Whoa, crypto 101 fail.

In a secure channel between two parties, you either key the two directions
differently or you explicitly mark the directions in the authenticated data.
You never really on the next layer down to notice the the message was produced
by the wrong party.

From looking at the example messages in the article, it's totally unclear to
me that anything binds the response to the request that generated it, either.
This could make replay attacks possible. Or maybe even more fun attacks: buy
two things, but cancel one partway through and use its MIGS reply for the
other one.

------
cnst
Interesting vulnerabilities!

For the USA-based folks missing the context, the article describes
vulnerabilities in a system called 3D Secure, also known as MasterCard
SecureCode, and Verified By Visa.

It was really popular like 10 years ago in the US, too — the banks would let
or require you to set credentials for online purchases for your credit card
number, usually on first use with an online vendor like Newegg. Of course, it
was implemented by a third party on each bank's behalf, so, for better or
worse, it was a separate set of credentials than your online banking. And, of
course, being implemented by a third party, there was no sign of whether the
domain name of such third party was really authorised by your bank to accept
your PII — great way to teach folks to provide PII to random vendors you've
never ever heard of (but, look, the page has your bank's logo, of course it's
legit!), not to mention that it was all implemented in frames (possibly on
purpose to conceal the domain name of the shady vendor your bank chose), and
with a plentiful of pop-up windows with a hidden URL bar at that, too (of
course! So 2000s!).

Basically, a really great and secure standard compared to just the static
credit card number you share with each vendor, but, of course, totally ruined
by the actual implementations, in the US, at least.

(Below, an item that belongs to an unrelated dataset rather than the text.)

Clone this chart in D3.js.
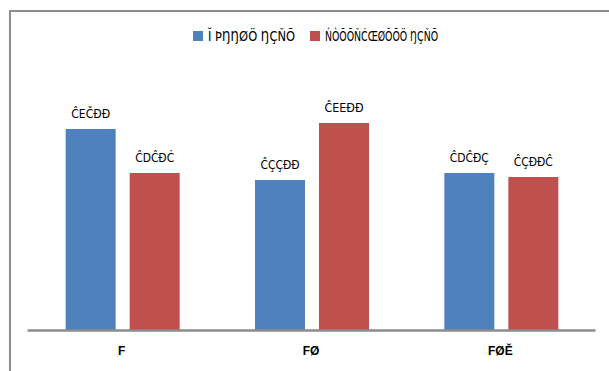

To my knowledge, no single US retailer or bank uses it anymore (IIRC, Newegg
and ZipZoomfly did used to possibly require it back in the day). A couple of
years ago, I asked Capital One why my online transaction in Russia wasn't
coming through — didn't even reach the usual 3D Secure stage, and they claimed
that they haven't supported it for ages! (Of course, the infra is still all
there, but now it just shows up to the user as a mere splash screen when
shopping on foreign websites; still very popular in Russia with all the
payment gateways.)

Basically, the tech is really useful for reasonable authentication, but
suffered the same fate as the Chip in the States back in 2000s (ironically,
Target was one of the first vendors to use it in early 2000s). Now if your
purchase is declined or you're a new customer with a big discount warehouse
like Provantage, you just have to call them offline and verify your identity
manually; how smart!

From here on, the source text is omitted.